Do You Remember the Last Time the Fed Took Rates Down to Zero?

I was actively trading silver and SLV in 2009, the last time the Fed took rates down to zero and implemented its original QE program. This phenomenon made silver/SLV skyrocket by about 400% in the span of roughly 2 years. I was pounding the table on buying silver/SLV then, and I am doing so now.

Source: Yahoo Finance

I’m not saying that history will repeat itself exactly this time around, but I see a lot of similarities between then and now. It appears that the market is behind the curve on silver/SLV, much like it was in 2008.

The recession is approaching, and this time the Fed may proactively attempt to prevent/delay it by lowering rates and possibly implementing a program like QE sometime in the next 12-18 months. Therefore, it is very likely a good time to begin to accumulate SLV now, while the market still appears to be incredibly bearish on silver.

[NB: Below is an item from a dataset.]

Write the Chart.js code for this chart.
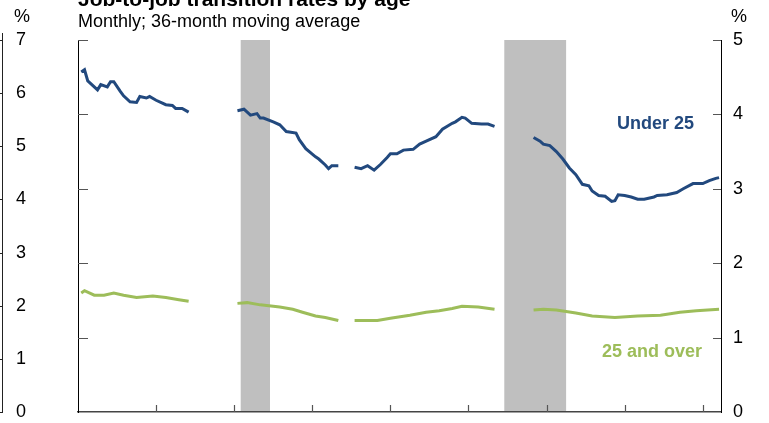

Ultimately, when traders, speculators, and investors wake up, the price of SLV could appreciate rapidly, much like it has in the past under similar economic conditions.

Disclosure: I am/we are long SLV. I wrote this article myself, and it expresses my own opinions. I am not receiving compensation for it (other than from Seeking Alpha). I have no business relationship with any company whose stock is mentioned in this article.

Additional disclosure: This article expresses solely my opinions, is produced for informational purposes only and is not a recommendation to buy or sell any securities. Investing comes with risk to loss of principal. Please consider consulting a professional before putting any capital at risk.